Written request: Pick out the lines in the listing below that contain the word "code" and copy them.

━━━ Extracted data ━━━

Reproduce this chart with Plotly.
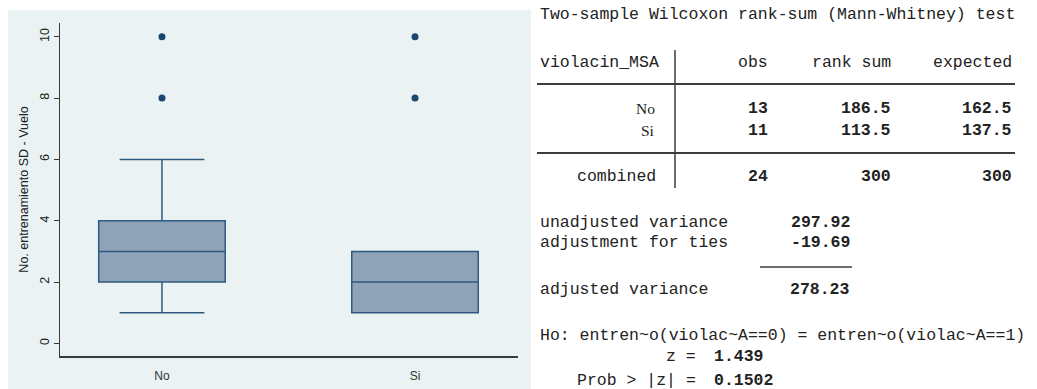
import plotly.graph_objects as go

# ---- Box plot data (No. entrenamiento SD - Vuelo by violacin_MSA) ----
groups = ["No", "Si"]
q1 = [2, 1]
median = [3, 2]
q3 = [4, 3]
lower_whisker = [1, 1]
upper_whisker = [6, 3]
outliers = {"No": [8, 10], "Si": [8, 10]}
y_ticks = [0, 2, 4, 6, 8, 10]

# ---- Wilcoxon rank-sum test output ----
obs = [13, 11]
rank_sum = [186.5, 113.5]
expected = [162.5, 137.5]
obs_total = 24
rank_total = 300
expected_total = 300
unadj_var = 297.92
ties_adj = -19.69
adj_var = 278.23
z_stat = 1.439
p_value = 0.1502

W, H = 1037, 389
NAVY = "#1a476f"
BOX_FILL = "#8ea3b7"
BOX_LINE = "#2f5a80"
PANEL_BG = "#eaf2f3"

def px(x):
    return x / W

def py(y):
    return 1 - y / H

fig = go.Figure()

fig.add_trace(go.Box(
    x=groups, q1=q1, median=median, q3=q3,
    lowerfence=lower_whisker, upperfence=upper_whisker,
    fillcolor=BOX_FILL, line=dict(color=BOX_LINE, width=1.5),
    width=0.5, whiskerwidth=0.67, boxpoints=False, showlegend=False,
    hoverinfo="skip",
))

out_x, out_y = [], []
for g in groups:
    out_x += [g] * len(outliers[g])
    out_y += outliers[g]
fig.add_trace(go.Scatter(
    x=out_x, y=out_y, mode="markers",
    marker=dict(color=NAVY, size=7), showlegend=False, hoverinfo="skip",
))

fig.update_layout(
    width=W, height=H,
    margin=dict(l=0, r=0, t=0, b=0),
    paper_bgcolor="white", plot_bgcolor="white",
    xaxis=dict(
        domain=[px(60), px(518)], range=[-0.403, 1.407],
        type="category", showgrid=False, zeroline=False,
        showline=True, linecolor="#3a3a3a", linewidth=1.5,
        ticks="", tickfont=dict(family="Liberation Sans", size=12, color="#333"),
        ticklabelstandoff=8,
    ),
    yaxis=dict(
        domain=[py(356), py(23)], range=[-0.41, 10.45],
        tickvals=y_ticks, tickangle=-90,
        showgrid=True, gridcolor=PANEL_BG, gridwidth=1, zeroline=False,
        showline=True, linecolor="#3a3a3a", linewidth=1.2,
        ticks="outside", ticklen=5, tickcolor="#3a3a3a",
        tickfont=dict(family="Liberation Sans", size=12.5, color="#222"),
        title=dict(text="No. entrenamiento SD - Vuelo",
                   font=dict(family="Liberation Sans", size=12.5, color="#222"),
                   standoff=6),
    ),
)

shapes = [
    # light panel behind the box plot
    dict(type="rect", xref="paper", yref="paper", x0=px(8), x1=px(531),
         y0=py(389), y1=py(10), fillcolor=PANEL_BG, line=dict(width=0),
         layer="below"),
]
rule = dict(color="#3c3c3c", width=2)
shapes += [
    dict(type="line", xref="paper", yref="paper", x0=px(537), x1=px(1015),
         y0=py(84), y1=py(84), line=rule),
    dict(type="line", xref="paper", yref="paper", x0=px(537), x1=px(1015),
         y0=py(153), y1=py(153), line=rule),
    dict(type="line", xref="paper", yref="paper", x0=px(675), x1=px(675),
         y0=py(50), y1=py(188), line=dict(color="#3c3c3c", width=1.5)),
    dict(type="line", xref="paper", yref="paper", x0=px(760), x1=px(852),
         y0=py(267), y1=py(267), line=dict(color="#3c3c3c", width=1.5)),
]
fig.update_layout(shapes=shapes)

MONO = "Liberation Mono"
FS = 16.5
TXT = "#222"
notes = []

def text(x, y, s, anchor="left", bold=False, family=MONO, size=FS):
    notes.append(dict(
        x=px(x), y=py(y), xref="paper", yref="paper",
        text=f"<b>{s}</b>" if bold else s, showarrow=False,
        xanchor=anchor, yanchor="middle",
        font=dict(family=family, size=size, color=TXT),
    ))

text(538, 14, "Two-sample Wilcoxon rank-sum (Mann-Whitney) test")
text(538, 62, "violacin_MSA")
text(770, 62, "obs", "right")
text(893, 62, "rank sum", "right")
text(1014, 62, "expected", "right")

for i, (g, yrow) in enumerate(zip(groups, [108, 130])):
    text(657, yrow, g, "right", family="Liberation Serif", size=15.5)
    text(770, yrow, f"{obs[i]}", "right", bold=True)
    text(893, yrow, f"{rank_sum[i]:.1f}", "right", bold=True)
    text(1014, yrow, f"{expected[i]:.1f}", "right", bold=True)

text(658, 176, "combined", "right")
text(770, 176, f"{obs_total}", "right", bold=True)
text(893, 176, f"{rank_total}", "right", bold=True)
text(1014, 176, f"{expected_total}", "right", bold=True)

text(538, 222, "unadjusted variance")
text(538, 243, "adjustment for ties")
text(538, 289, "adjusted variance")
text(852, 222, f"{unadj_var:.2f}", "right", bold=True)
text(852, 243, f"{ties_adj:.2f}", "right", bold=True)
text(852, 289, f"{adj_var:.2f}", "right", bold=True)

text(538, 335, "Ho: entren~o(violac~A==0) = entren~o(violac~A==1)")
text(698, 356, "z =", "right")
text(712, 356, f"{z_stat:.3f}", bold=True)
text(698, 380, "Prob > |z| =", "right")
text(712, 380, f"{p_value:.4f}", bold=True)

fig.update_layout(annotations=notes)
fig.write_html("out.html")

━━━
━━━ Extracted data ━━━

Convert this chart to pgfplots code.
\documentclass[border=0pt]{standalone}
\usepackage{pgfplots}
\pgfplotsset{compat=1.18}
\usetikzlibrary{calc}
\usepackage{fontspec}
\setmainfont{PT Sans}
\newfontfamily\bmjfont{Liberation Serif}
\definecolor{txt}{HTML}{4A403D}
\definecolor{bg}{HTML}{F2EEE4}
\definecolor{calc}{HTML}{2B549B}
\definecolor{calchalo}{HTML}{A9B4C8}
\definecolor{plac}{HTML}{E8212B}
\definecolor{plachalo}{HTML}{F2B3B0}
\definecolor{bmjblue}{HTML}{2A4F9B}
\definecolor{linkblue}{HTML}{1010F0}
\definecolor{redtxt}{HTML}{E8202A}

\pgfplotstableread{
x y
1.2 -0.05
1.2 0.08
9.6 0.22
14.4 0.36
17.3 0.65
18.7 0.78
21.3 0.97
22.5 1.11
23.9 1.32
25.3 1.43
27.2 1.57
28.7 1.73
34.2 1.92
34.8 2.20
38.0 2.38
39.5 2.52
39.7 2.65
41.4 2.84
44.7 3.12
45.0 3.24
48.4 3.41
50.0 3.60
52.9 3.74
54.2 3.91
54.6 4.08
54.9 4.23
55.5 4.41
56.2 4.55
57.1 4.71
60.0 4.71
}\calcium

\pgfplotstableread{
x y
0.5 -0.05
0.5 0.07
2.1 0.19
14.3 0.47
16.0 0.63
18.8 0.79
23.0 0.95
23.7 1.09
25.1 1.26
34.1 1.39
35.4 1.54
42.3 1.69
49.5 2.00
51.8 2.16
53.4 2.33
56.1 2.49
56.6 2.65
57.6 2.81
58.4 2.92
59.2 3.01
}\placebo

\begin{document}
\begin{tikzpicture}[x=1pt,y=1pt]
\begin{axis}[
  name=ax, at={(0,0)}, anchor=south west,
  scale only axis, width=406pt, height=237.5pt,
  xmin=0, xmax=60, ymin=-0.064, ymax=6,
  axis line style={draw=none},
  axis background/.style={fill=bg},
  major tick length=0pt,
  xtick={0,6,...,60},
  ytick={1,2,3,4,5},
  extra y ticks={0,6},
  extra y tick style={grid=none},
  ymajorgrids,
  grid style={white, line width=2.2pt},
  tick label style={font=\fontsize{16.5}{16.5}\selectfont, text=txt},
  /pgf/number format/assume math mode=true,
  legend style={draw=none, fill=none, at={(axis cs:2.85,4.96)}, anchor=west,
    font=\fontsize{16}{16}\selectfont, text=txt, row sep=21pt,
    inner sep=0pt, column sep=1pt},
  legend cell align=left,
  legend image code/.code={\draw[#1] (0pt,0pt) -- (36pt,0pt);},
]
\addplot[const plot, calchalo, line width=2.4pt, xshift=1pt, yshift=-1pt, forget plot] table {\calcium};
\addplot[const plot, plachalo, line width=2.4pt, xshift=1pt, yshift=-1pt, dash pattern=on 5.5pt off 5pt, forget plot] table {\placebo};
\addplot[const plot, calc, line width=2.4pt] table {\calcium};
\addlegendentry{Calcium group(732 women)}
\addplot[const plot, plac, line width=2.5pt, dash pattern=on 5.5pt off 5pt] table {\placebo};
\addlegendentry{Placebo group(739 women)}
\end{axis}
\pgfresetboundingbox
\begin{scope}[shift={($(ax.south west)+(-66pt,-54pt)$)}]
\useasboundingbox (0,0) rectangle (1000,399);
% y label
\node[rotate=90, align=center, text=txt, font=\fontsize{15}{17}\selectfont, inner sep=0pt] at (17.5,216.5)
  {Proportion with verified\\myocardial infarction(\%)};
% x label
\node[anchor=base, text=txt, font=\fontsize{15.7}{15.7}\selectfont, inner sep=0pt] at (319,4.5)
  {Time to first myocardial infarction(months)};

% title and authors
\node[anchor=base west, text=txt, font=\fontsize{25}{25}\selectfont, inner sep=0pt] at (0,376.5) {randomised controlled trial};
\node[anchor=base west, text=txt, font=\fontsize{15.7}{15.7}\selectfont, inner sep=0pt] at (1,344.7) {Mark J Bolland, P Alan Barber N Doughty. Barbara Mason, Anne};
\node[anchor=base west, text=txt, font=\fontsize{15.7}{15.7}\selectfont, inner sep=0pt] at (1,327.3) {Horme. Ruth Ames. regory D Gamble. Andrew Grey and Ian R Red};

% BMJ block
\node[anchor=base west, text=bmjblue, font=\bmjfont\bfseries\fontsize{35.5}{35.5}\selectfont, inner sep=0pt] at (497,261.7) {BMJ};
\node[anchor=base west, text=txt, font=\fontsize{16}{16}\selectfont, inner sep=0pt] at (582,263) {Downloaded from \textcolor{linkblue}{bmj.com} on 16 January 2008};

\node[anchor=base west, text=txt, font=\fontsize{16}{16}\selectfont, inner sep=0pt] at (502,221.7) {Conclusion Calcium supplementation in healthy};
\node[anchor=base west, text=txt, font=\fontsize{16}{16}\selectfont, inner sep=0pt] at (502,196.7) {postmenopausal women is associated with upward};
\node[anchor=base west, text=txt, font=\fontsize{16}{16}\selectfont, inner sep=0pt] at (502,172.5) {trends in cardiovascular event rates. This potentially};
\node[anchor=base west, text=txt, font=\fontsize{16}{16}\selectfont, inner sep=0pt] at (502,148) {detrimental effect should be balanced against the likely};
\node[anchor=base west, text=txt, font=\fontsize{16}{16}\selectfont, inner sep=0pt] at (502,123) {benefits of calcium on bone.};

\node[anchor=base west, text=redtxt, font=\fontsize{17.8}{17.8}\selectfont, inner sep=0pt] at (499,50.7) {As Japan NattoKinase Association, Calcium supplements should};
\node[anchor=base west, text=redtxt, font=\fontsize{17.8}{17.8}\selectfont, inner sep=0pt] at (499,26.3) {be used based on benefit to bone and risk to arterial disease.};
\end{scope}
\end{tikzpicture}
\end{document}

━━━
━━━ Extracted data ━━━

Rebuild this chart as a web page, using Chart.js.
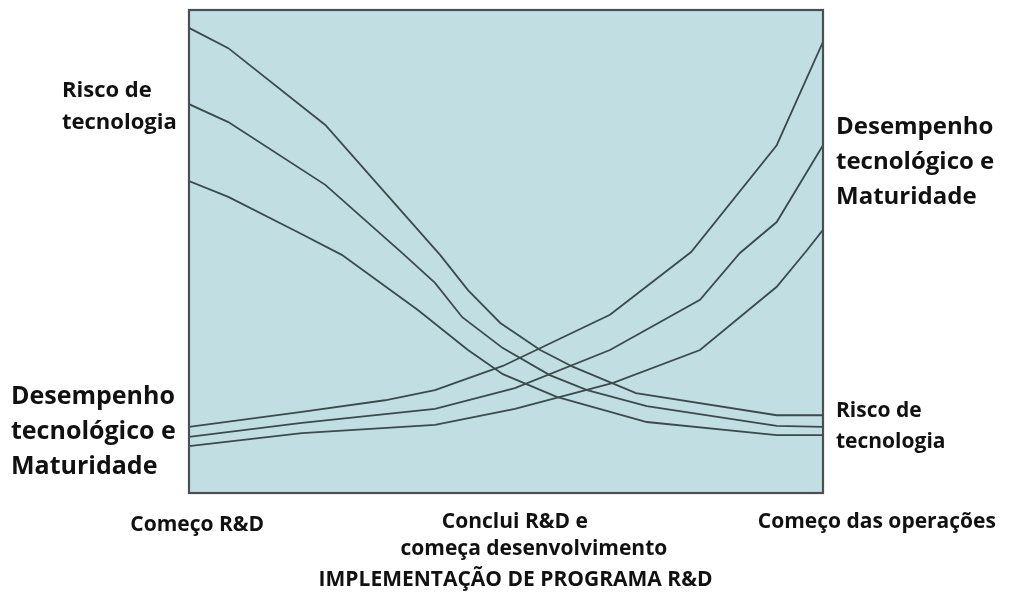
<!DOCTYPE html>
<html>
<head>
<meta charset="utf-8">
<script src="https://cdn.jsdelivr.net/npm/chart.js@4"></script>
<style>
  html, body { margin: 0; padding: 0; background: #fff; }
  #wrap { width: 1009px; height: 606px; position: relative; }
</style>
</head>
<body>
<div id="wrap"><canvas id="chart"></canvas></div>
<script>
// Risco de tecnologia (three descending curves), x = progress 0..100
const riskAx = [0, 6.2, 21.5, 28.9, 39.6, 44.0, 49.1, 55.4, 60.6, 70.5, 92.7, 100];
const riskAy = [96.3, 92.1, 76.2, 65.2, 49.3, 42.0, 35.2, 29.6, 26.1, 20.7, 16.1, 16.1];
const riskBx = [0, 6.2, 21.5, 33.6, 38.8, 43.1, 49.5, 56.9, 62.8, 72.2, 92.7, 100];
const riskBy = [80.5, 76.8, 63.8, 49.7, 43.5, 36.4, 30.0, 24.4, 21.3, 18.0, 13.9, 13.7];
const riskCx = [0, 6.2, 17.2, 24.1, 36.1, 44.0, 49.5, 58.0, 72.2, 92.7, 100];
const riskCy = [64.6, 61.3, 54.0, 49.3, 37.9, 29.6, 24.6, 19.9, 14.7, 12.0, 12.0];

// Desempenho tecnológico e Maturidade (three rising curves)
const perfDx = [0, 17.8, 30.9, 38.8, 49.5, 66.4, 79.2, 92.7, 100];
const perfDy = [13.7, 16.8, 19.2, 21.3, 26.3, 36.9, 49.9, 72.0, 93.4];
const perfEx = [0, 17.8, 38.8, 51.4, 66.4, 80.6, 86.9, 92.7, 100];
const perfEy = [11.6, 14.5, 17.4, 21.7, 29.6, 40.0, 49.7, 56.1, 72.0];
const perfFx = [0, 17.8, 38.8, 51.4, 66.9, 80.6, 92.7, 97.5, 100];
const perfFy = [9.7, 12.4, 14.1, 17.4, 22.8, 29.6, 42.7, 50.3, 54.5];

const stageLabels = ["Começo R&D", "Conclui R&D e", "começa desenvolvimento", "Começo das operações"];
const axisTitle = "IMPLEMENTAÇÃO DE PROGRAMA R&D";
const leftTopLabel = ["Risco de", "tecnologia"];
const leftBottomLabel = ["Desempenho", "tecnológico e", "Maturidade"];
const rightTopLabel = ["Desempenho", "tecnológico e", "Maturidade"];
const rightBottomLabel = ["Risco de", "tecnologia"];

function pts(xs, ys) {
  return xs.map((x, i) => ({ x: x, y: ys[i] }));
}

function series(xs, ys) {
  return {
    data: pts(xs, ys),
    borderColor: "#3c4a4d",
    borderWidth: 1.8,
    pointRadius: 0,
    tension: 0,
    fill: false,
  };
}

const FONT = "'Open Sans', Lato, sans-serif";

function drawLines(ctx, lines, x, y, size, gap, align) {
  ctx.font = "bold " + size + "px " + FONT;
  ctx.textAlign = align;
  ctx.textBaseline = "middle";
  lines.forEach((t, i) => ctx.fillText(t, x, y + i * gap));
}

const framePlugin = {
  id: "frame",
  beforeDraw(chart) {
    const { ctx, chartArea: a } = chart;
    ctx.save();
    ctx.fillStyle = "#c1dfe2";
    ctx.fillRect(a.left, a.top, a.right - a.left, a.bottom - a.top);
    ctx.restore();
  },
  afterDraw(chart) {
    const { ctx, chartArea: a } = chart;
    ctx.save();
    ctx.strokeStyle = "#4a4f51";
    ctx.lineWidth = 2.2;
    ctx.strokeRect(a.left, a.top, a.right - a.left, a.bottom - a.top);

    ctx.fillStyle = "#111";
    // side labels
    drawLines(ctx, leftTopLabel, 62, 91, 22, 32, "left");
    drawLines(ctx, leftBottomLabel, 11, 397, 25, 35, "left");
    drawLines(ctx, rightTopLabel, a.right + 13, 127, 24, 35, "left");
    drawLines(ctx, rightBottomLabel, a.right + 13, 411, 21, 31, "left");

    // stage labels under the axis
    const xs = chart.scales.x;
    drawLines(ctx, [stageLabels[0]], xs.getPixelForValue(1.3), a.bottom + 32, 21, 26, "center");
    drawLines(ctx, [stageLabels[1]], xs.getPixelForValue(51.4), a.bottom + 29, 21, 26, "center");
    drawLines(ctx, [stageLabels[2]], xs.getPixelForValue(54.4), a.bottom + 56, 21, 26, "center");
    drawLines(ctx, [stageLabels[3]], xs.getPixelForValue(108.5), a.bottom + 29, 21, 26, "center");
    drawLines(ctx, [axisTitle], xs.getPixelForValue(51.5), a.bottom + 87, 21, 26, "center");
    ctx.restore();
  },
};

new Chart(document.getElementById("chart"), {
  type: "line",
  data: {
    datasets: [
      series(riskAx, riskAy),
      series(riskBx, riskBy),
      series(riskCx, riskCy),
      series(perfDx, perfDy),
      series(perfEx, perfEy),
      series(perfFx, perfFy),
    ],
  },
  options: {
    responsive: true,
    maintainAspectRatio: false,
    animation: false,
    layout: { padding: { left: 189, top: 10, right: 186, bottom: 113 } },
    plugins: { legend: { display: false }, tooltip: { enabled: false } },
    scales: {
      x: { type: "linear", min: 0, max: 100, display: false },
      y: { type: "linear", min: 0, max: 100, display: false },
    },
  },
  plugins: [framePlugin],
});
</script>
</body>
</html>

━━━

Result for this task:
Convert this chart to pgfplots code.
  legend image code/.code={\draw[#1] (0pt,0pt) -- (36pt,0pt);},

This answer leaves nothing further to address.